Years ago, arthritis was considered an inherent part of the ageing process and a signal to a patient that it’s time to slow down, but not so any more. Recent research and clinical findings show that there is much more to life for arthritis patients than the traditional recommendation of bed rest and drug therapy.
What Is Arthritis?
The word arthritis means joint inflammation.
Arthritis may be divided into two types – degenerative and inflammatory. Degenerative (Osteoarthritis) is the most common form, sometimes called ‘wear and tear’ and is usually localised to a specific site such as the hips, knees or spine. Its classic features of pain, stiffness and restricted mobility may often be eased and improved with skilled physiotherapy treatment.
Inflammatory Arthritis refers to Rheumatoid Arthritis. Rheumatic diseases include more than 100 conditions, including gout, fibromyalgia, psoriatic arthritis, and many more. Rheumatoid arthritis is an auto immune disease, affecting about 1 percent of the population.

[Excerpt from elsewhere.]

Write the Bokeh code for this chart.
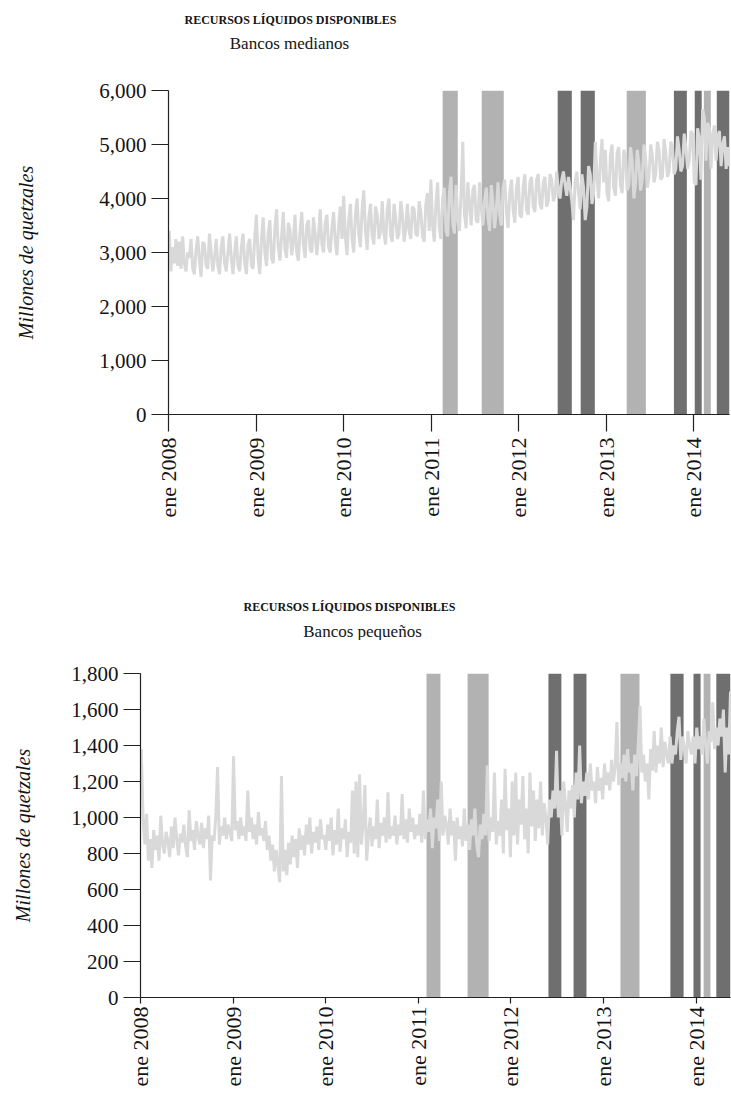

Although rheumatoid arthritis often begins in middle age it is more frequent in the older generation, and can also start at a young age.
Physiotherapy for people with arthritis is aimed at:
- Reduction of pain and swelling
- Promote range of joint movement
- Improve mobility
- Strengthen muscle power
- Assist in rehabilitation after surgery such as hip replacement
- Educate on how you can improve your quality of life through exercise
Treatments may include:
Manual therapy Mobilisation techniques are passive movements applied to a joint or soft tissue by the physio in a specific manner to help restore full movement to a joint that is painful and restricted. Manual therapy is often useful in the chronic forms of arthritis and is often successful when other methods such as heat and exercises have given little or no relief.
Electrical treatments (electrotherapy) These treatments produce electrical stimulation of your body tissues. They may be extremely useful in the treatment of both acute and chronic arthritis, where pain, swelling and muscle spasms are present.
Exercise A balanced programme of rest and exercise, and careful attention to joint posture is an important part of pain management, joint protection and maintenance of your joint function. Controlled exercise helps lessen pain and stiffness and improves the strength of muscles, so helping to stabilise joints. This is essential in all aspects of self-care and particularly important before and after joint surgery.
Thermal (heat treatments) The application of heat to the affected area can be most beneficial. The most common types of treatment used are hot packs and warm baths or showers.
Self-Management Individuals who participate in self-management programs can notice a decrease in joint pain and frequency of arthritis-related doctors’ visits. Coupled with increases in physical activity and overall improvement in quality of life.
Hydrotherapy is a very useful means of exercising arthritic joints using the buoyancy of water to assist or resist movement. The warmth of the water increases the circulation and helps reduce muscle spasms, producing more effective movement.